## Description of the task
Find the word "chart" in the material below and gather every line that contains it.

## Source excerpt
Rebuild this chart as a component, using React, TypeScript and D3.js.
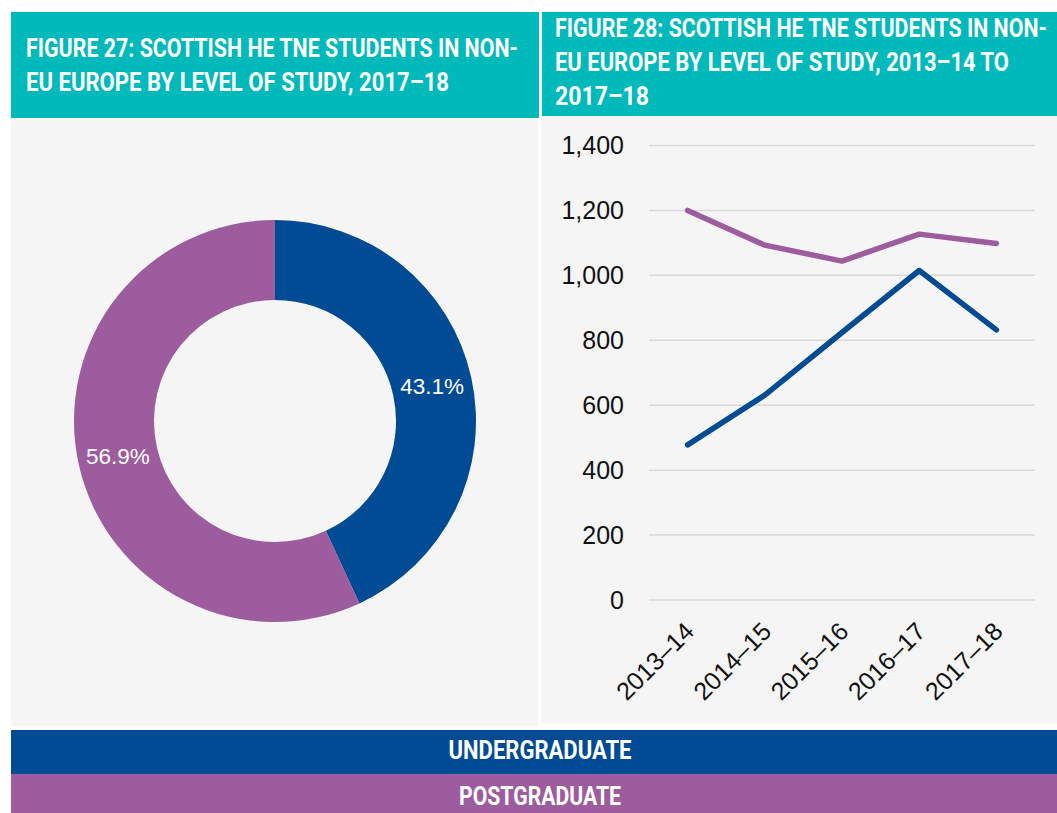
import React from "react";
import * as d3 from "d3";

const years = ["2013–14", "2014–15", "2015–16", "2016–17", "2017–18"];
const undergraduate = [478, 631, 824, 1015, 832];
const postgraduate = [1200, 1093, 1044, 1127, 1098];
const levels = ["UNDERGRADUATE", "POSTGRADUATE"];
const shares2017 = [43.1, 56.9];
const yTicks = [0, 200, 400, 600, 800, 1000, 1200, 1400];
const title27 = ["FIGURE 27: SCOTTISH HE TNE STUDENTS IN NON-", "EU EUROPE BY LEVEL OF STUDY, 2017–18"];
const title28 = ["FIGURE 28: SCOTTISH HE TNE STUDENTS IN NON-", "EU EUROPE BY LEVEL OF STUDY, 2013–14 TO", "2017–18"];

const TEAL = "#00B9BB";
const BLUE = "#004B93";
const PURPLE = "#9C5C9E";
const PANEL = "#F5F5F5";
const HEAD_FONT = "'Roboto', 'Liberation Sans', sans-serif";
const BODY_FONT = "'Liberation Sans', Arial, sans-serif";

const t27Widths = [492, 423];
const t28Widths = [492, 454, 94];

function CondText(props: { x: number; y: number; w: number; anchor?: string; children: string }) {
  const { x, y, w, anchor, children } = props;
  return (
    <text transform={`translate(${x},${y}) scale(1,1.25)`} textAnchor={anchor || "start"} fill="#fff"
      fontFamily={HEAD_FONT} fontWeight="bold" fontSize={20.5} textLength={w} lengthAdjust="spacingAndGlyphs">
      {children}
    </text>
  );
}

export default function App() {
  const W = 1057, H = 813;

  // pie
  const cx = 275, cy = 421;
  const pie = d3.pie<number>().sort(null).value((d) => d);
  const arcs = pie(shares2017);
  const arc = d3.arc<d3.PieArcDatum<number>>().innerRadius(121).outerRadius(201);
  const colors = [BLUE, PURPLE];

  // line chart
  const x = d3.scaleBand<string>().domain(years).range([649, 1035]).padding(0);
  const xc = (d: string) => (x(d) as number) + x.bandwidth() / 2;
  const y = d3.scaleLinear().domain([0, 1400]).range([600, 145.5]);
  const line = d3
    .line<number>()
    .x((_, i) => xc(years[i]))
    .y((d) => y(d));
  const fmt = d3.format(",");

  return (
    <svg width={W} height={H} style={{ position: "absolute", left: 0, top: 0, background: "#fff" }}>
      {/* left header + panel */}
      <rect x={11} y={12} width={528} height={106} fill={TEAL} />
      <rect x={11} y={118} width={527} height={608} fill={PANEL} />
      {title27.map((t, i) => (
        <CondText key={i} x={26} y={57 + i * 34} w={t27Widths[i]}>{t}</CondText>
      ))}
      {/* right header + panel */}
      <rect x={542} y={12} width={515} height={104} fill={TEAL} />
      <rect x={541} y={116} width={516} height={607} fill={PANEL} />
      {title28.map((t, i) => (
        <CondText key={i} x={555} y={37 + i * 34} w={t28Widths[i]}>{t}</CondText>
      ))}

      {/* donut */}
      <g transform={`translate(${cx},${cy})`}>
        {arcs.map((a, i) => (
          <path key={i} d={arc(a) || ""} fill={colors[i]} />
        ))}
        {arcs.map((a, i) => {
          const [lx, ly] = arc.centroid(a);
          return (
            <text key={"l" + i} x={lx} y={ly} dy="0.35em" textAnchor="middle" fill="#fff"
              fontFamily={BODY_FONT} fontSize={22.5}>{shares2017[i].toFixed(1)}%</text>
          );
        })}
      </g>

      {/* grid + y axis */}
      {yTicks.map((t) => (
        <g key={t}>
          <line x1={649} x2={1035} y1={y(t)} y2={y(t)} stroke="#D9D9D9" strokeWidth={1.5} />
          <text x={624} y={y(t)} dy="0.35em" textAnchor="end" fontFamily={BODY_FONT} fontSize={25} fill="#111">{fmt(t)}</text>
        </g>
      ))}
      {/* x axis labels */}
      {years.map((d) => (
        <text key={d} transform={`translate(${xc(d) + 8},633) rotate(-45)`} textAnchor="end"
          fontFamily={BODY_FONT} fontSize={25} fill="#111">{d}</text>
      ))}
      {/* lines */}
      <path d={line(postgraduate) || ""} fill="none" stroke={PURPLE} strokeWidth={5.5} strokeLinecap="round" strokeLinejoin="round" />
      <path d={line(undergraduate) || ""} fill="none" stroke={BLUE} strokeWidth={5.5} strokeLinecap="round" strokeLinejoin="round" />

      {/* legend bars */}
      <rect x={11} y={730} width={1046} height={44} fill={BLUE} />
      <rect x={11} y={774} width={1046} height={39} fill={PURPLE} />
      <CondText x={540} y={759} w={183} anchor="middle">{levels[0]}</CondText>
      <CondText x={540} y={805} w={162} anchor="middle">{levels[1]}</CondText>
    </svg>
  );
}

## Task output
Rebuild this chart as a component, using React, TypeScript and D3.js.
  // line chart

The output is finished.